Hi - you need to get rid of all non-character code points.
http://unicode.org/cldr/utility/list-unicodeset.jsp?a=[:Noncharacter_Code_Point=True:]
-----Original message-----
> From:Patrick Oliver Glauner <patrick.oliver.glau...@cern.ch>
> Sent: Tue 25-Sep-2012 18:47
> To: solr-user@lucene.apache.org
> Subject: Indexing in Solr: invalid UTF-8
>
> Hello
>
> We use Solr 3.1 and Jetty to index previously extracted fulltexts from PDFs,
> DOC etc. Our indexing script is written in Python 2.4 using solrpy:
>
> [...]
> text = remove_control_characters(text) # except \r, \t, \n
> utext = unicode(text, 'utf-8')
> SOLR_CONNECTION.add(id=recid, fulltext=utext)
> [...]
>
> But for some fulltexts we still get exceptions like:
>
> * [was class java.io.CharConversionException] Invalid UTF-8 character
> 0xd835(a surrogate character) at char #1144, byte #127)
> * [was class java.io.CharConversionException] Invalid UTF-8 character 0xffff
> at char #1427640, byte #1564649)
> * ....
>
> Why does this exceptions still occur? How can I avoid these exceptions? I
> hoped that utext = unicode(text, 'utf-8') was enough.
>
> Thanks
> Patrick
>
>
> FYI, the fulltext field definition is:
>
> <field name="fulltext" type="invenioText" indexed="true" stored="false"
> multiValued="true"/>
>
> where
>
> <fieldType name="invenioText" class="solr.TextField"

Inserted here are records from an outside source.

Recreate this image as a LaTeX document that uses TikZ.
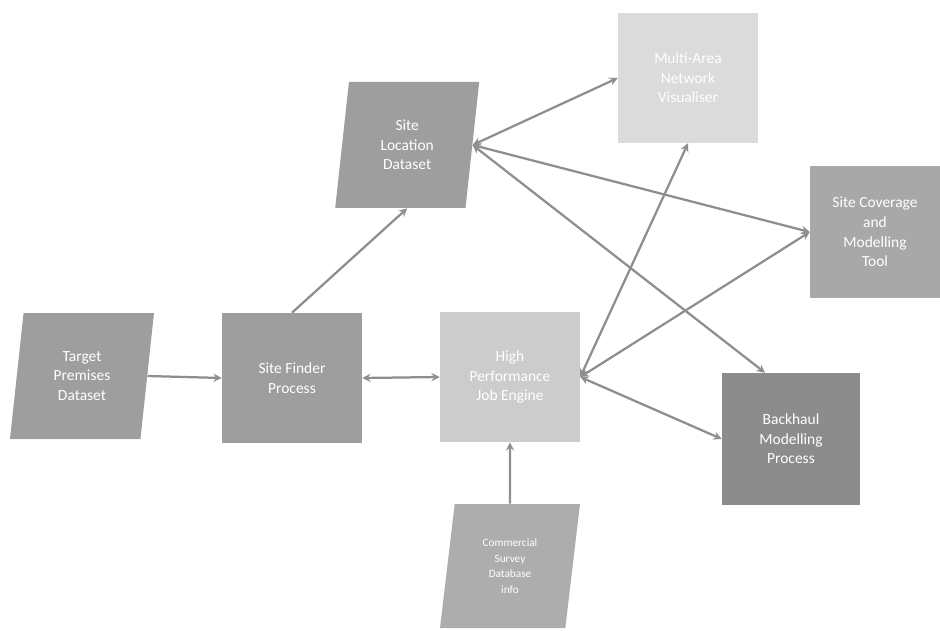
\documentclass[tikz,border=0pt]{standalone}
\usepackage{fontspec}
\setmainfont{Carlito}
\usetikzlibrary{shapes.geometric}

\tikzset{
  box/.style={draw=none,rectangle,minimum width=3.5cm,minimum height=3.25cm,text=white,align=center,font=\fontsize{11}{14}\selectfont},
  data/.style={box,shape=trapezium,trapezium left angle=77,trapezium right angle=103,minimum width=3.6cm,minimum height=3.15cm,trapezium stretches body},
  link/.style={draw=linkgray,line width=1.6pt,>=stealth}
}
\definecolor{linkgray}{HTML}{8E8E90}

\begin{document}
\begin{tikzpicture}
\useasboundingbox (0,0) rectangle (23.5,15.75);
\node[data,fill=black!38] (target) at (2.05,6.35) {Target\\Premises\\Dataset};
\node[box,fill=black!38] (finder) at (7.3,6.3) {Site Finder\\Process};
\node[box,fill=black!20] (engine) at (12.75,6.325) {High\\Performance\\Job Engine};
\node[data,fill=black!38] (location) at (10.18,12.125) {Site\\Location\\Dataset};
\node[box,fill=black!14] (visual) at (17.2,13.8) {Multi-Area\\Network\\Visualiser};
\node[box,fill=black!34,minimum width=3.25cm,minimum height=3.3cm] (coverage) at (21.875,9.95) {Site Coverage\\and\\Modelling\\Tool};
\node[box,fill=black!45,minimum width=3.45cm,minimum height=3.3cm] (backhaul) at (19.775,4.775) {Backhaul\\Modelling\\Process};
\node[data,fill=black!32,minimum width=3.5cm,minimum height=3.1cm,font=\fontsize{8}{11}\selectfont] (survey) at (12.75,1.6) {Commercial\\Survey\\Database\\info};
% connectors
\draw[link,->] (target.east) -- (finder.west);
\draw[link,<->] (finder.east) -- (engine.west);
\draw[link,->] (finder.north) -- (location.south);
\draw[link,->] (survey.north) -- (engine.south);
\draw[link,<->] (location.east) -- (visual.west);
\draw[link,<->] (location.east) -- (coverage.west);
\draw[link,<->] (location.east) -- ([xshift=-0.65cm]backhaul.north);
\draw[link,<->] (engine.east) -- (visual.south);
\draw[link,<->] (engine.east) -- (coverage.west);
\draw[link,<->] (engine.east) -- (backhaul.west);
\end{tikzpicture}
\end{document}
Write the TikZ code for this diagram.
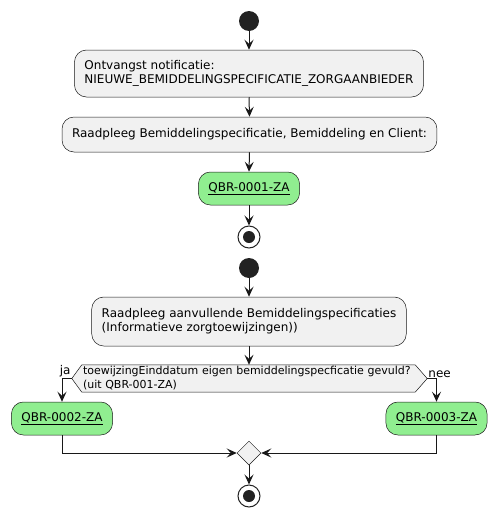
\documentclass[tikz,border=0pt]{standalone}
\usepackage{fontspec}
\setmainfont{DejaVu Sans}
\usetikzlibrary{arrows.meta,calc,shapes.geometric,backgrounds}
\definecolor{actfill}{HTML}{F1F1F1}
\definecolor{lijn}{HTML}{181818}
\definecolor{qbrgroen}{HTML}{90EE90}
\definecolor{bol}{HTML}{222222}

\begin{document}
\begin{tikzpicture}[x=1pt, y=-1pt, font=\fontsize{12}{14}\selectfont,
		activiteit/.style={draw=lijn, line width=0.5pt, fill=actfill, rounded corners=12pt, align=left, inner xsep=10pt, inner ysep=0pt},
		regel/.style={draw=lijn, line width=0.5pt, fill=qbrgroen, rounded corners=12pt, inner xsep=10pt, inner ysep=0pt, minimum height=33pt},
		pijl/.style={draw=lijn, line width=1pt, -{Stealth[length=10pt, width=9pt, inset=4pt]}},
		beginbol/.style={circle, fill=bol, minimum size=20pt, inner sep=0pt},
		eindbol/.style={circle, draw=bol, fill=white, line width=1pt, minimum size=22pt, inner sep=0pt,
			path picture={\fill[bol] (path picture bounding box.center) circle (6pt);}}]
		\useasboundingbox (0,0) rectangle (497,517);

		% eerste stroom
		\node[beginbol] (start1) at (249,21) {};
		\node[activiteit, minimum height=47pt] (notif) at (249,73.5) {Ontvangst notificatie:\\NIEUWE\_BEMIDDELINGSPECIFICATIE\_ZORGAANBIEDER};
		\node[activiteit, minimum height=35pt] (raadpleeg) at (249.5,134.5) {Raadpleeg Bemiddelingspecificatie, Bemiddeling en Client:};
		\node[regel] (qbr1) at (249,188.5) {\underline{QBR-0001-ZA}};
		\node[eindbol] (stop1) at (249,237) {};
		\draw[pijl] (start1.south) -- (notif.north);
		\draw[pijl] (notif.south) -- (raadpleeg.north);
		\draw[pijl] (raadpleeg.south) -- (qbr1.north);
		\draw[pijl] (qbr1.south) -- (stop1.north);

		% tweede stroom
		\node[beginbol] (start2) at (249,268) {};
		\node[activiteit, minimum height=49pt] (aanvul) at (249,321.5) {Raadpleeg aanvullende Bemiddelingspecificaties\\(Informatieve zorgtoewijzingen))};
		\node[font=\fontsize{11}{14}\selectfont, align=left, inner xsep=1pt, inner ysep=0pt, minimum width=333pt, minimum height=27pt, text width=331pt] (keuze) at (248.5,378.5) {toewijzingEinddatum eigen bemiddelingspecficatie gevuld?\\(uit QBR-001-ZA)};
		\coordinate (keuzeL) at ($(keuze.west)+(-10,0)$);
		\coordinate (keuzeR) at ($(keuze.east)+(12,0)$);
		\begin{scope}[on background layer]
			\draw[draw=lijn, line width=0.5pt, fill=actfill] (keuze.north west) -- (keuze.north east) -- (keuzeR) -- (keuze.south east) -- (keuze.south west) -- (keuzeL) -- cycle;
		\end{scope}
		\node[anchor=south east, inner xsep=1pt, inner ysep=1pt] (ja) at (keuzeL) {ja};
		\node[anchor=south west, inner xsep=1pt, inner ysep=1pt] (nee) at (keuzeR) {nee};
		\node[regel] (qbr2) at (62,418.5) {\underline{QBR-0002-ZA}};
		\node[regel] (qbr3) at (436.5,418.5) {\underline{QBR-0003-ZA}};
		\node[diamond, draw=lijn, line width=0.5pt, fill=actfill, minimum width=24pt, minimum height=24pt, inner sep=0pt] (samen) at (249,453) {};
		\node[eindbol] (stop2) at (249,496) {};
		\draw[pijl] (start2.south) -- (aanvul.north);
		\draw[pijl] (aanvul.south) -- (keuze.north -| aanvul.south);
		\draw[pijl] (keuzeL) -| (qbr2.north);
		\draw[pijl] (keuzeR) -| (qbr3.north);
		\draw[pijl] (qbr2.south) |- (samen.west);
		\draw[pijl] (qbr3.south) |- (samen.east);
		\draw[pijl] (samen.south) -- (stop2.north);
	\end{tikzpicture}
\end{document}
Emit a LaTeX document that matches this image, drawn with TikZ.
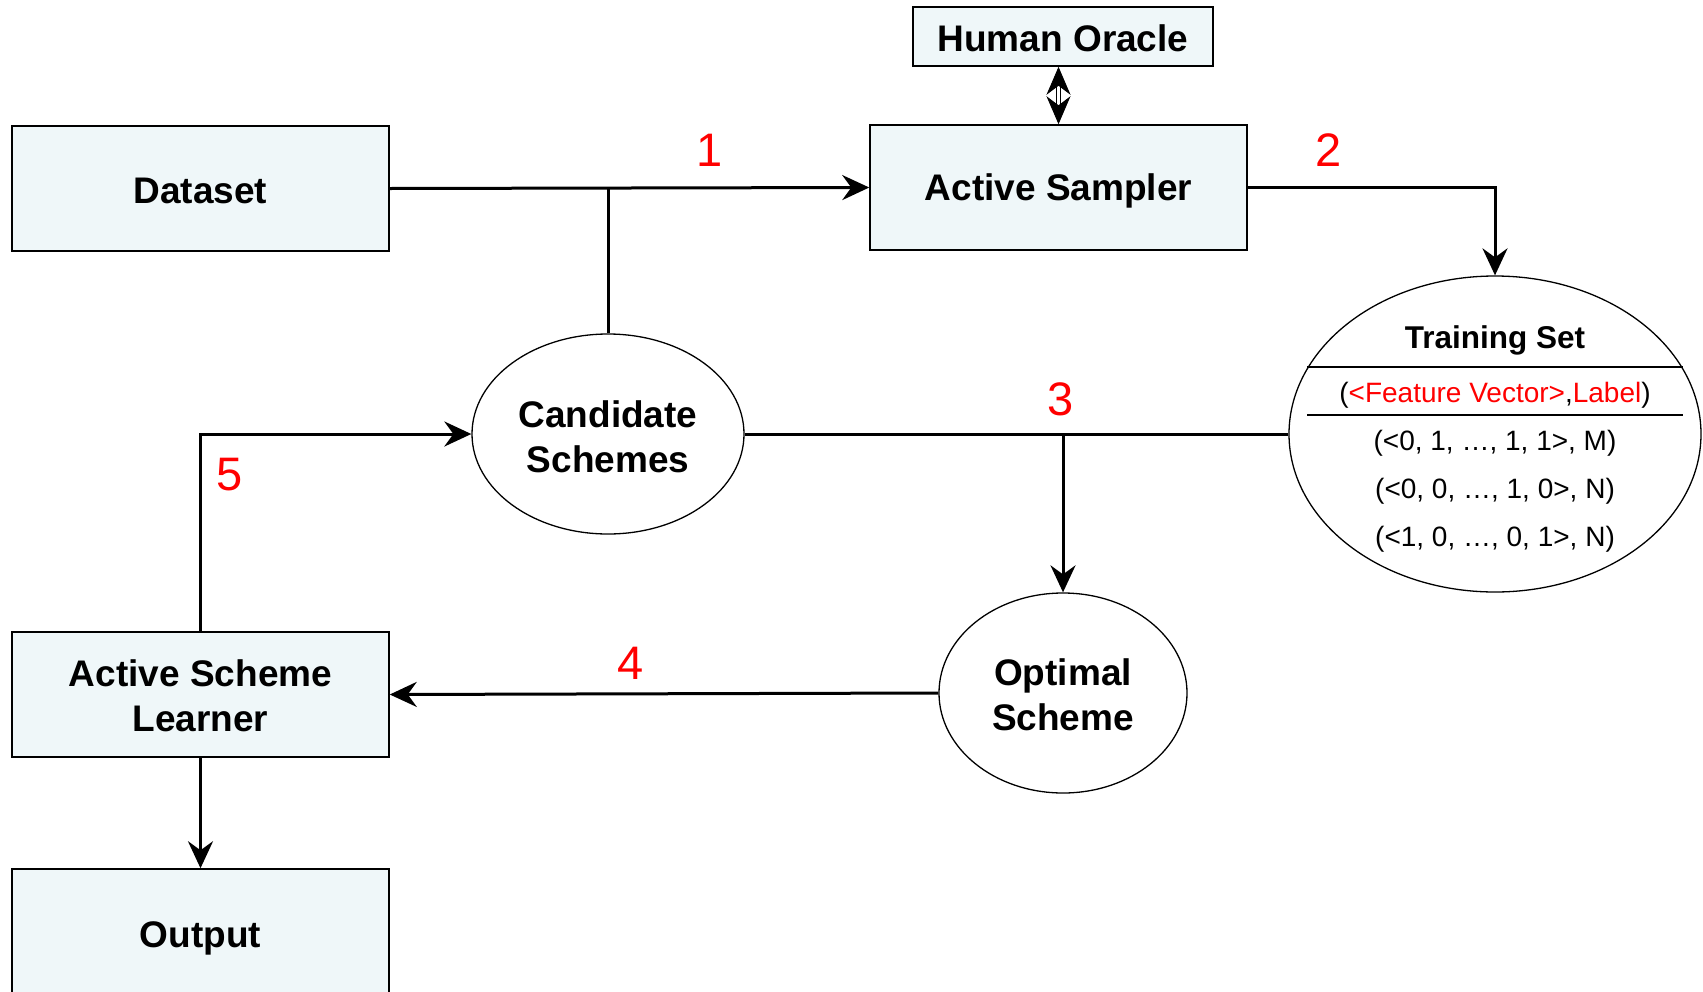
\documentclass[tikz,border=0pt]{standalone}
\usepackage{fontspec}
\setmainfont{Liberation Sans}
\usetikzlibrary{arrows.meta,shapes.geometric}
\definecolor{boxfill}{RGB}{239,247,249}
\definecolor{numred}{RGB}{255,0,0}
\begin{document}
\begin{tikzpicture}[x=1pt,y=-1pt,
  blk/.style={draw, line width=1.5pt, fill=boxfill, minimum width=377pt, minimum height=125pt, inner sep=0pt},
  ell/.style={draw, ellipse, line width=1.3pt, inner sep=0pt},
  txt/.style={font=\fontsize{37}{45}\selectfont\bfseries, align=center, inner sep=0pt},
  plainline/.style={line width=3pt},
  conn/.style={line width=3pt, -{Stealth[length=27pt,width=25pt,inset=9pt]}},
  dbl/.style={double, double distance=2.5pt, line width=1pt,
    {Stealth[length=28pt,width=24pt,inset=9pt]}-{Stealth[length=28pt,width=24pt,inset=9pt]}},
  num/.style={text=numred, font=\fontsize{47}{47}\selectfont, inner sep=0pt},
  tsrow/.style={font=\fontsize{28}{28}\selectfont, inner sep=0pt}]
\useasboundingbox (0,0) rectangle (1703,991);

\node[blk, label={[txt, yshift=-2pt]center:Dataset}] (ds) at (200.5,188.5) {};
\node[blk, minimum width=300pt, minimum height=59pt, label={[txt, yshift=-2pt]center:Human Oracle}] (ho) at (1063,36.5) {};
\node[blk, label={[txt, yshift=-3pt]center:Active Sampler}] (as) at (1058.5,187.5) {};
\node[blk, label={[txt, yshift=-1pt]center:Active Scheme\\Learner}] (asl) at (200.5,694.5) {};
\node[blk, label={[txt, yshift=-7pt]center:Output}] (out) at (200.5,931.5) {};

\node[ell, minimum width=272pt, minimum height=200pt, label={[txt, yshift=-3pt]center:Candidate\\Schemes}] (cs) at (608,434) {};
\node[ell, minimum width=248pt, minimum height=200pt, label={[txt, yshift=-2pt]center:Optimal\\Scheme}] (os) at (1063,693) {};
\node[ell, minimum width=412pt, minimum height=316pt] (ts) at (1495,434) {};

\node[font=\fontsize{31.5}{31.5}\selectfont\bfseries, inner sep=0pt] (tstitle) at (1495,340) {Training Set};
\coordinate (l1a) at (1307,367);
\coordinate (l1b) at (1683,367);
\coordinate (l2a) at (1307,415);
\coordinate (l2b) at (1683,415);
\draw[line width=2pt] (l1a) -- (l1b);
\draw[line width=2pt] (l2a) -- (l2b);
\node[tsrow] (tshead) at (1495,395) {(\textcolor{numred}{<Feature Vector>},\textcolor{numred}{Label})};
\node[tsrow] (r1) at (1495,443.5) {(<0, 1, …, 1, 1>, M)};
\node[tsrow] (r2) at (1495,491.5) {(<0, 0, …, 1, 0>, N)};
\node[tsrow] (r3) at (1495,539) {(<1, 0, …, 0, 1>, N)};

% connectors
\draw[conn] (ds.east) -- (as.west);
\draw[plainline] (cs.north) -- (cs.north |- ds.east);
\draw[dbl] (as.north |- ho.south) -- (as.north);
\draw[conn] (as.east) -| (ts.north);
\draw[plainline] (cs.east) -- (ts.west);
\coordinate (j3) at (os.north |- cs.east);
\draw[conn] (j3) -- (os.north);
\draw[conn] (os.west) -- (asl.east);
\draw[conn] (asl.north) |- (cs.west);
\draw[conn] (asl.south) -- (out.north);

% labels
\node[num] (n1) at (710,150) {1};
\node[num] (n2) at (1329,150) {2};
\node[num] (n3) at (1061,399) {3};
\node[num] (n4) at (631,663) {4};
\node[num] (n5) at (230,475) {5};
\end{tikzpicture}
\end{document}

> positionIncrementGap="100">
> <analyzer type="index">
> <tokenizer class="solr.WhitespaceTokenizerFactory"/>
> <filter class="solr.WordDelimiterFilterFactory"
> generateWordParts="1"
> generateNumberParts="1"
> catenateWords="0"
> catenateNumbers="0"
> catenateAll="1"
> preserveOriginal="1"
> splitOnNumerics ="1"
> splitOnCaseChange ="1"
> stemEnglishPossessive="1"
> />
> <filter class="solr.LowerCaseFilterFactory"/>
> <filter class="solr.RemoveDuplicatesTokenFilterFactory"/>
> <filter class="solr.EnglishPorterFilterFactory"/>
> <filter class="solr.LengthFilterFactory" min="2" max="99"/>
>
> </analyzer>
> [...]
> </fieldType>
>
>
> --
> Patrick GLAUNER [patrick.oliver.glau...@cern.ch]
>
> CERN
> Information Technology Department
> CH-1211 Geneva 23
>